_DATA_.
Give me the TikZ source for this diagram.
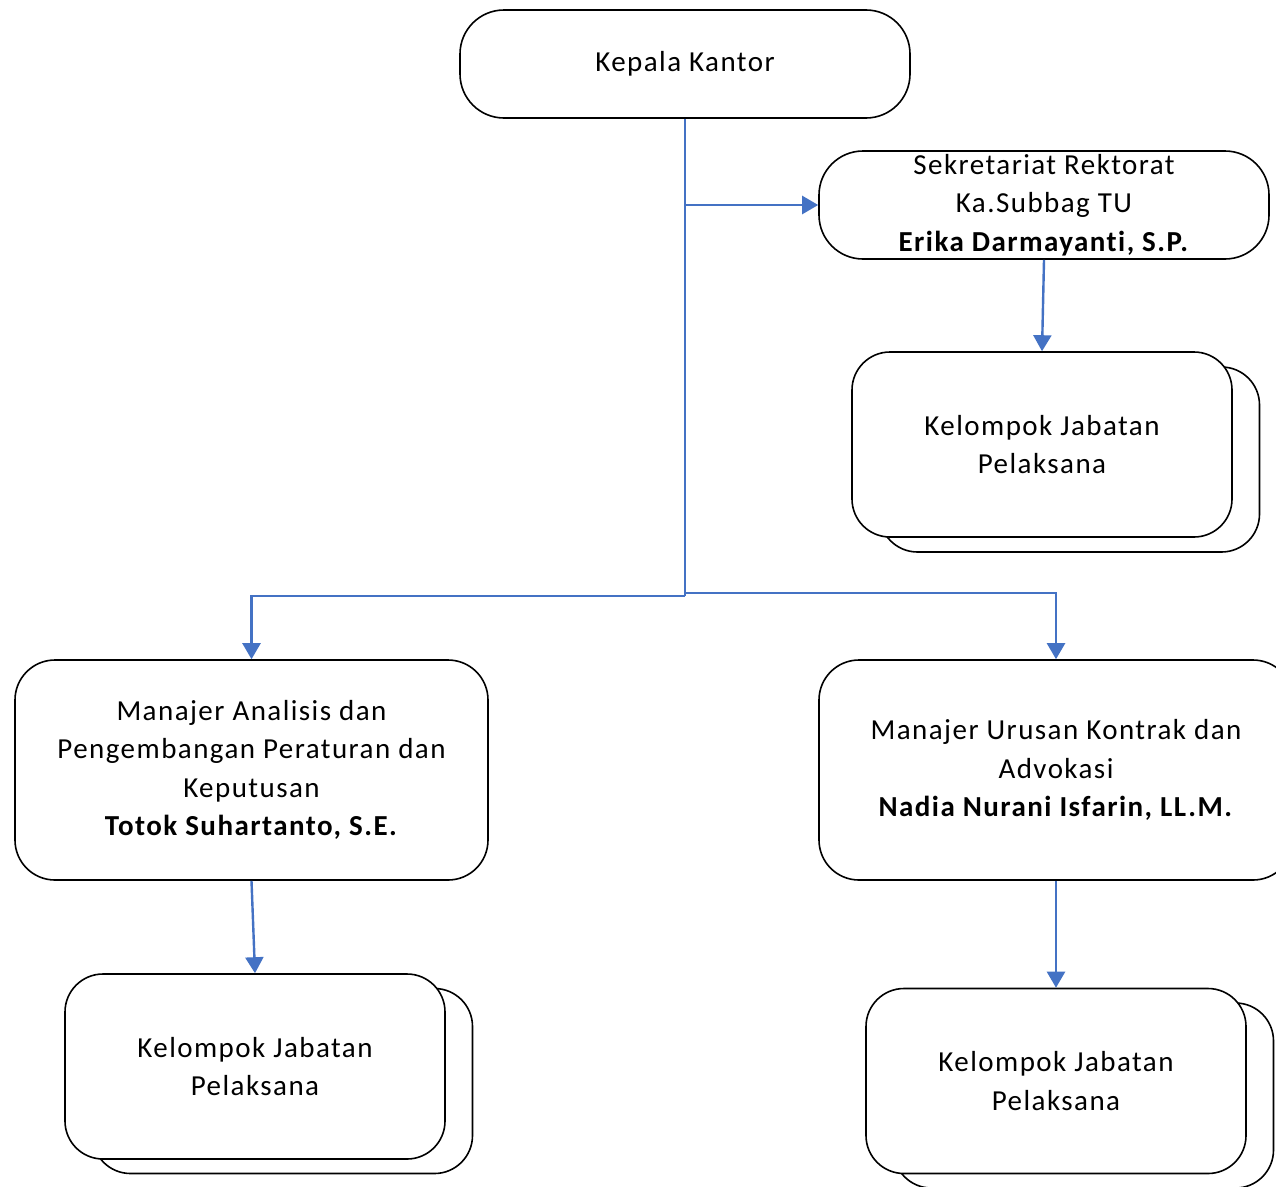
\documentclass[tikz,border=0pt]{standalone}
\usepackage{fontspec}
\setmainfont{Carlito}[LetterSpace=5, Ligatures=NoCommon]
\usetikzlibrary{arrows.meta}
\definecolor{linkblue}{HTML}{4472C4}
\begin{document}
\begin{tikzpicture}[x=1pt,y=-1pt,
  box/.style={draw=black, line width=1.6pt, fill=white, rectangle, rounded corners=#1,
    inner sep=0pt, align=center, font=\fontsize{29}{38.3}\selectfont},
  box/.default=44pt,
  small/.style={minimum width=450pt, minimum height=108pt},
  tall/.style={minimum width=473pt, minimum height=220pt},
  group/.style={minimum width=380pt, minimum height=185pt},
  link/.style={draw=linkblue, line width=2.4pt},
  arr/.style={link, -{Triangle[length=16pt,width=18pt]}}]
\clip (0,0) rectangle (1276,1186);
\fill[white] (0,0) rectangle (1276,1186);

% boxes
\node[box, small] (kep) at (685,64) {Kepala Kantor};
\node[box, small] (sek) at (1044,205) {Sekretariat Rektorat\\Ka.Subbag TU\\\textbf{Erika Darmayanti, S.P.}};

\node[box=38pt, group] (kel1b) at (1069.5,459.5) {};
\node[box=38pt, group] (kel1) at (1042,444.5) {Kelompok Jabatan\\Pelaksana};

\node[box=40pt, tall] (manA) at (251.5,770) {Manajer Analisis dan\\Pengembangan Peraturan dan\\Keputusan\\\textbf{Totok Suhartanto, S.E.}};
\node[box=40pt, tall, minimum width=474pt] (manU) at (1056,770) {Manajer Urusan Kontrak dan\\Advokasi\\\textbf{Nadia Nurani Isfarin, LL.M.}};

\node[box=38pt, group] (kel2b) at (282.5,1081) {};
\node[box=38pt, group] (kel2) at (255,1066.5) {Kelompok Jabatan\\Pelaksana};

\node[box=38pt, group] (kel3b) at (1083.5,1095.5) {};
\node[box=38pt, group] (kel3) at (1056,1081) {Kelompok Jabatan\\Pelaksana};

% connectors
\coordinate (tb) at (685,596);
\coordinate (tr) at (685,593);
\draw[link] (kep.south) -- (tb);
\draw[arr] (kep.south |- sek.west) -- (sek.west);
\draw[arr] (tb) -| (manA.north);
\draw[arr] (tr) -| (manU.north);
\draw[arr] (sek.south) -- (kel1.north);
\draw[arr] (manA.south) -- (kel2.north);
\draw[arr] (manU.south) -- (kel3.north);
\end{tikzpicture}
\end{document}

_GIVEN INSTRUCTION_. Go through the listing above and quote it exactly, apart from its images.

_FINISHED EXERCISE_.
Give me the TikZ source for this diagram.
\documentclass[tikz,border=0pt]{standalone}
\usepackage{fontspec}
\setmainfont{Carlito}[LetterSpace=5, Ligatures=NoCommon]
\usetikzlibrary{arrows.meta}
\definecolor{linkblue}{HTML}{4472C4}
\begin{document}
\begin{tikzpicture}[x=1pt,y=-1pt,
  box/.style={draw=black, line width=1.6pt, fill=white, rectangle, rounded corners=#1,
    inner sep=0pt, align=center, font=\fontsize{29}{38.3}\selectfont},
  box/.default=44pt,
  small/.style={minimum width=450pt, minimum height=108pt},
  tall/.style={minimum width=473pt, minimum height=220pt},
  group/.style={minimum width=380pt, minimum height=185pt},
  link/.style={draw=linkblue, line width=2.4pt},
  arr/.style={link, -{Triangle[length=16pt,width=18pt]}}]
\clip (0,0) rectangle (1276,1186);
\fill[white] (0,0) rectangle (1276,1186);

% boxes
\node[box, small] (kep) at (685,64) {Kepala Kantor};
\node[box, small] (sek) at (1044,205) {Sekretariat Rektorat\\Ka.Subbag TU\\\textbf{Erika Darmayanti, S.P.}};

\node[box=38pt, group] (kel1b) at (1069.5,459.5) {};
\node[box=38pt, group] (kel1) at (1042,444.5) {Kelompok Jabatan\\Pelaksana};

\node[box=40pt, tall] (manA) at (251.5,770) {Manajer Analisis dan\\Pengembangan Peraturan dan\\Keputusan\\\textbf{Totok Suhartanto, S.E.}};
\node[box=40pt, tall, minimum width=474pt] (manU) at (1056,770) {Manajer Urusan Kontrak dan\\Advokasi\\\textbf{Nadia Nurani Isfarin, LL.M.}};

\node[box=38pt, group] (kel2b) at (282.5,1081) {};
\node[box=38pt, group] (kel2) at (255,1066.5) {Kelompok Jabatan\\Pelaksana};

\node[box=38pt, group] (kel3b) at (1083.5,1095.5) {};
\node[box=38pt, group] (kel3) at (1056,1081) {Kelompok Jabatan\\Pelaksana};

% connectors
\coordinate (tb) at (685,596);
\coordinate (tr) at (685,593);
\draw[link] (kep.south) -- (tb);
\draw[arr] (kep.south |- sek.west) -- (sek.west);
\draw[arr] (tb) -| (manA.north);
\draw[arr] (tr) -| (manU.north);
\draw[arr] (sek.south) -- (kel1.north);
\draw[arr] (manA.south) -- (kel2.north);
\draw[arr] (manU.south) -- (kel3.north);
\end{tikzpicture}
\end{document}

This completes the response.